1. In school, the learning has a beginning and an end.
Because school days begin and end and lessons and units and school years do too, any learning done in school has to as well.

2. In school, the quality judge is rarely the 'maker' or 'doer'
Or their peers or an authentic audience or 'client' but rather the external and singular (e.g., the teacher, a computer algorithm, etc.) This 'quality judge' is usually a person (i.e., teacher) and singular and often not an 'expert' or able to give the time and care and affection a topic or skill or project deserves due to extraordinary time demands made on them elsewhere.

3. In school, the standards for quality are different.
In school, the source for the standards for quality of work are often external and almost always 'singular' (come from one person). Among other effects, this commands the depth, quantity, timing, and 'framing' of the learning feedback.

4. The learning is externally stimulated.
And done so by the above 'quality judge.' This means it is rarely based on curiosity, genius, or intended application.

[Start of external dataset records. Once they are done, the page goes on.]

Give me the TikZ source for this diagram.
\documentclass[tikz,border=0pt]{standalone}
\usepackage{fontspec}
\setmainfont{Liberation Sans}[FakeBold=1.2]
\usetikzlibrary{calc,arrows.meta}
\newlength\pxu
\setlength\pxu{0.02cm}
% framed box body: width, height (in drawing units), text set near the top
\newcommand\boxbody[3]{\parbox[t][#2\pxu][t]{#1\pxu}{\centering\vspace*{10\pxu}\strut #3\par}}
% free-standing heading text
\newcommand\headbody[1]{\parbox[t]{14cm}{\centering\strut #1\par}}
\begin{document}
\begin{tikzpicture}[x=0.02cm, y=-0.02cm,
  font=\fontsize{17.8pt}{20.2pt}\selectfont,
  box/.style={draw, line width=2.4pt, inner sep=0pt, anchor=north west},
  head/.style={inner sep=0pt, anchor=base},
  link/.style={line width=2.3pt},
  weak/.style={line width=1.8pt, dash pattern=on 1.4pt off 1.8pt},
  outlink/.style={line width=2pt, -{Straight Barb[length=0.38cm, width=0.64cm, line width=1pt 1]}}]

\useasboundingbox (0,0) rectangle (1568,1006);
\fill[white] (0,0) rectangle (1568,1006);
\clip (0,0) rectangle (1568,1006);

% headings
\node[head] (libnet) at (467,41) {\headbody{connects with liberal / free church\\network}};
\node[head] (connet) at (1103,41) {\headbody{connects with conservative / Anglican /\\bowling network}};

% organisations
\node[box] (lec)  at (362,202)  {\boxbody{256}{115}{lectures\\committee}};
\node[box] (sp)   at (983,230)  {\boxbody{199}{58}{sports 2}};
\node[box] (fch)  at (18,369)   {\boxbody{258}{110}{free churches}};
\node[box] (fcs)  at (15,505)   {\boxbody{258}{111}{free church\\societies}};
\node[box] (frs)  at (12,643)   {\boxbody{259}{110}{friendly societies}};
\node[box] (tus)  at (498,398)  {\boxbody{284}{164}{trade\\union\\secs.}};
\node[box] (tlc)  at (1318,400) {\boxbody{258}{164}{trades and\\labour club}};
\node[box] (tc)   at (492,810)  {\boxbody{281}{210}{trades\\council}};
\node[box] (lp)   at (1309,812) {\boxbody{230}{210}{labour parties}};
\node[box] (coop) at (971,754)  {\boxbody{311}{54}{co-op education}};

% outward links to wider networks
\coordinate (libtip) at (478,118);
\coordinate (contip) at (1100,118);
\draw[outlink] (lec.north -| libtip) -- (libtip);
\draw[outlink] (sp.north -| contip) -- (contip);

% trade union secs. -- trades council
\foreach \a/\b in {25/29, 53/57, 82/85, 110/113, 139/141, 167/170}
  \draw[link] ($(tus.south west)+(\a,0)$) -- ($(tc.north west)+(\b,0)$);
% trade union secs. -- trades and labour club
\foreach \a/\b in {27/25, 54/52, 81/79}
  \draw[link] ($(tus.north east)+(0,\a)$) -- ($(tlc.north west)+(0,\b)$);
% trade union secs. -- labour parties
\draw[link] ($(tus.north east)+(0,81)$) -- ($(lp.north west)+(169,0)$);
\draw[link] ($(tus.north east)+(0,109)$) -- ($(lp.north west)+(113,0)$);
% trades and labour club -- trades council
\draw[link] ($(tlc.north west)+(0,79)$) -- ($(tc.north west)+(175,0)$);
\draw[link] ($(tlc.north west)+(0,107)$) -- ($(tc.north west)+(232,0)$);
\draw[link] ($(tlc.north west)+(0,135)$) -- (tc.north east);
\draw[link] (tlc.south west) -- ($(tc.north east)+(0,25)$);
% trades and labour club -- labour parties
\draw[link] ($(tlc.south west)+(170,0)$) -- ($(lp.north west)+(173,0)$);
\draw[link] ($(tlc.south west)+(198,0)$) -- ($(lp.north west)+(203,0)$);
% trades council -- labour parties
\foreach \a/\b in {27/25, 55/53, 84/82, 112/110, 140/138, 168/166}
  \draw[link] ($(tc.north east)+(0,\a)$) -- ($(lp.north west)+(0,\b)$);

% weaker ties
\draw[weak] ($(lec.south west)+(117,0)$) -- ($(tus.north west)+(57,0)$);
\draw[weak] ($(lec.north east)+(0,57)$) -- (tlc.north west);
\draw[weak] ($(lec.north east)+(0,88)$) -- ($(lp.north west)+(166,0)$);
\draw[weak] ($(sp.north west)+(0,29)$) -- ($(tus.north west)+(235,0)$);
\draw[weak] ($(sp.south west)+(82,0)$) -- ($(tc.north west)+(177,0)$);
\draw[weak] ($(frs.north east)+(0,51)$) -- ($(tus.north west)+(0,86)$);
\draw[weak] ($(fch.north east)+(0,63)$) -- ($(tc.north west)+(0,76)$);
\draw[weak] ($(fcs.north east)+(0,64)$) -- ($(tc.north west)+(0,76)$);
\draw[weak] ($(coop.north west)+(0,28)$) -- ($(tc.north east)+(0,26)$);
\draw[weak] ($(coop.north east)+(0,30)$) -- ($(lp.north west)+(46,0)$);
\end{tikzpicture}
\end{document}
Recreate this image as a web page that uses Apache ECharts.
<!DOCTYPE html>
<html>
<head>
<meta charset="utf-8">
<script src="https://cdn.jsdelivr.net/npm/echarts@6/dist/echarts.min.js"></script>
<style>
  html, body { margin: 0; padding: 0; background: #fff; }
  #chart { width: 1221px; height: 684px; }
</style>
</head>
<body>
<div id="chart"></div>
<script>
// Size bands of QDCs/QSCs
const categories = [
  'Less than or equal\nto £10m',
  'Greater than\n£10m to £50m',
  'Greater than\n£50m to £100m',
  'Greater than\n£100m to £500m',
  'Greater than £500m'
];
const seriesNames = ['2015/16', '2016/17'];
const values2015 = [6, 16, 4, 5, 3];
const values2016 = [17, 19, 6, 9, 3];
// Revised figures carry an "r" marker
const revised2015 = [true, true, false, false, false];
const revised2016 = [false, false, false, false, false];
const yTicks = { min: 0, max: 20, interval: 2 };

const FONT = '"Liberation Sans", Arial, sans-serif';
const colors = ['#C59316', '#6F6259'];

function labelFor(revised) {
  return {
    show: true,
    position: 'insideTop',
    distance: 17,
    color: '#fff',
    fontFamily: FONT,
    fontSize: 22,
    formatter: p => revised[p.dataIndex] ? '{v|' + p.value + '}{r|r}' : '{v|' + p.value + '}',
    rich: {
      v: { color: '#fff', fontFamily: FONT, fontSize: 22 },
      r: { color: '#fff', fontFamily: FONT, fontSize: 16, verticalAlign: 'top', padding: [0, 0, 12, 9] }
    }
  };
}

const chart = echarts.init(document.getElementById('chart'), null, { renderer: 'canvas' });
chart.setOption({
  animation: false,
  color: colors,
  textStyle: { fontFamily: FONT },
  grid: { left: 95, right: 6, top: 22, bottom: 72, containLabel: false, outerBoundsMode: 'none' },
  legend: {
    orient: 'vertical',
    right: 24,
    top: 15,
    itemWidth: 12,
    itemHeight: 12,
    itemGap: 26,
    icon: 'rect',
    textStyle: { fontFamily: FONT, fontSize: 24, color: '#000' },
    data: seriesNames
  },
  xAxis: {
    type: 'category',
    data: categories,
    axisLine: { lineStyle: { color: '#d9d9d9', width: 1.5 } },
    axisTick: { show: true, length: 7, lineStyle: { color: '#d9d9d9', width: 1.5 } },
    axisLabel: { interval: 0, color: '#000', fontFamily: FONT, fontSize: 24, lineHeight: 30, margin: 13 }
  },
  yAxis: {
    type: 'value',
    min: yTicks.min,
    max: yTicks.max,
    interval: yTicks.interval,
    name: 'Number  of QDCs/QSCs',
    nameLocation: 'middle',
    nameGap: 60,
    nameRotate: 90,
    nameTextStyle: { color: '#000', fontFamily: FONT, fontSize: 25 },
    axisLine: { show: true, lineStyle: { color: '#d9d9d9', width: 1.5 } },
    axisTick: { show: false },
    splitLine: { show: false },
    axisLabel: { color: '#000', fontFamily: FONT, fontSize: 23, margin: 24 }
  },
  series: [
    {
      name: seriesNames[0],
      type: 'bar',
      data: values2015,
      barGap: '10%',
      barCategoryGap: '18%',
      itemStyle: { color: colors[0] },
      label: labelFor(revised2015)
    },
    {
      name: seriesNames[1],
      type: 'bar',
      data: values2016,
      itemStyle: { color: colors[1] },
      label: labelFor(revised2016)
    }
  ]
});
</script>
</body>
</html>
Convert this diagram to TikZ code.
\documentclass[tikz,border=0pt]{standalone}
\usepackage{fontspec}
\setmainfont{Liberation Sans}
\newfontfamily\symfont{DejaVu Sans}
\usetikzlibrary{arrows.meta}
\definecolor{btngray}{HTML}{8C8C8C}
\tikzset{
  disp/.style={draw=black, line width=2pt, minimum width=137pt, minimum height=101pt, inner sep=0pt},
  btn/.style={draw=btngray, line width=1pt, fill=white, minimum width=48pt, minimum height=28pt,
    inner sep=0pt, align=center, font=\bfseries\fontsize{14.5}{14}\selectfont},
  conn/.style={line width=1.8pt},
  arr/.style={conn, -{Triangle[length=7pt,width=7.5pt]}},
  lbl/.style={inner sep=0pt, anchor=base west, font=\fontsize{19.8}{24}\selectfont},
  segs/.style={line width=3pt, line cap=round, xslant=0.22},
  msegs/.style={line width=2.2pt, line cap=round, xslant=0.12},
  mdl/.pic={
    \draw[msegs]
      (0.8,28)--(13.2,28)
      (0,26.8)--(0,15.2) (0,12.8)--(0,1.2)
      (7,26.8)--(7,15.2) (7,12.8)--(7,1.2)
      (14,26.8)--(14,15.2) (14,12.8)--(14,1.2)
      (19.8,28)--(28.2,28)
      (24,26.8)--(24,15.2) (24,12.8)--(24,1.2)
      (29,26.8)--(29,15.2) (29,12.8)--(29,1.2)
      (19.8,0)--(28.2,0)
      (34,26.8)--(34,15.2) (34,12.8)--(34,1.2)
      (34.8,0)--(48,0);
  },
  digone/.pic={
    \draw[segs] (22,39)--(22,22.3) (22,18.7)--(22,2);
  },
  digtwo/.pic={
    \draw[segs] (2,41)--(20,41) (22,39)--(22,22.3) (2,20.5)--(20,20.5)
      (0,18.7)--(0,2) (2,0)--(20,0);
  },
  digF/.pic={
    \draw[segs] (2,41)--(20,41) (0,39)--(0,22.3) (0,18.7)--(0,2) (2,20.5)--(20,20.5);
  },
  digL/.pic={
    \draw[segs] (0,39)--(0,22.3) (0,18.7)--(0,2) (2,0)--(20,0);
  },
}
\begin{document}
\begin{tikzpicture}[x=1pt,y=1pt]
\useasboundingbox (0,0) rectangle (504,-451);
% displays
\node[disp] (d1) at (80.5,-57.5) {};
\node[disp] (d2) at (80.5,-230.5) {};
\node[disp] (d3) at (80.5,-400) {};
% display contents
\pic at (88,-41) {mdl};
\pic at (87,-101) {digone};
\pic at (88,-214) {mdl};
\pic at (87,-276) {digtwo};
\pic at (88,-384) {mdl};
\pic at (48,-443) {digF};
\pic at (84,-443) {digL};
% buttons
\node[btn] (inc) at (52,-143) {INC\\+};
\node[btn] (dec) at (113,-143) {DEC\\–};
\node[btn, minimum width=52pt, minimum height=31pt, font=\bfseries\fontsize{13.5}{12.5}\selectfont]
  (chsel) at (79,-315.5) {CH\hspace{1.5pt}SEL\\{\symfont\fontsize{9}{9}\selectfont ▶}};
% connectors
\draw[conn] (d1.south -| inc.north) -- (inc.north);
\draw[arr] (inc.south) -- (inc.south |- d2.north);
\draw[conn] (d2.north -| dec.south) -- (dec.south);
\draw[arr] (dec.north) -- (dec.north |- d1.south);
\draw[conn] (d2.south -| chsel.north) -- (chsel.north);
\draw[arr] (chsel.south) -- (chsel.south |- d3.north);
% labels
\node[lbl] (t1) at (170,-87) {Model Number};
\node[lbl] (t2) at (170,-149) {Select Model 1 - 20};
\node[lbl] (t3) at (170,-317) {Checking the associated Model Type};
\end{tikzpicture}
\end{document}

5. In school, learning is completed within a schoolroom.
Unless it's in one of the types of blended learning or project-based learning somehow done in the 'real world,' school learning is done in school. Even if it's not, the 'walled garden' of learning is institutionally-centered and standards-driven rather than based on curiosity, buying/selling, creativity, or some other 'more authentic' context.

6. The educational learning usually depends on the teacher's 'comfort level' and experience.
This one isn't the teacher's fault-it's just inherent to an outcomes-based, teacher-led classroom. It's not only difficult for a teacher to teach something they don't know or aren't comfortable with, but it can also reduce student learning or even be dangerous (e.g., privacy concerns in social media, for example).

7. In school, social culture 'aspects' are either non-serious or avoided.
In the classroom, culture is often 'added in.' In the real world, culture is (generally) often the foundation or focus of the learning and learning process. Gender, race, poverty, sexuality, politics, dance, art, and so on are rarely the driving force behind learning while in the real world, obviously they are.

8. It's based on content areas.
While learning in the real world can sometimes be based on 'math' and 'language arts,' more commonly those content areas are simply sources to inform and improve the learning process itself. For example, if someone wants to learn to build a fence, they might learn to calculate area and perimeter to accomplish that goal. In school, those content areas are 'mastered' in hopes that one day students might need to use that skill or apply that knowledge.

9. In school, the work is graded.
And those grades-rather than the work and process and products and networks created while doing that graded work-tends to 'stick' with students.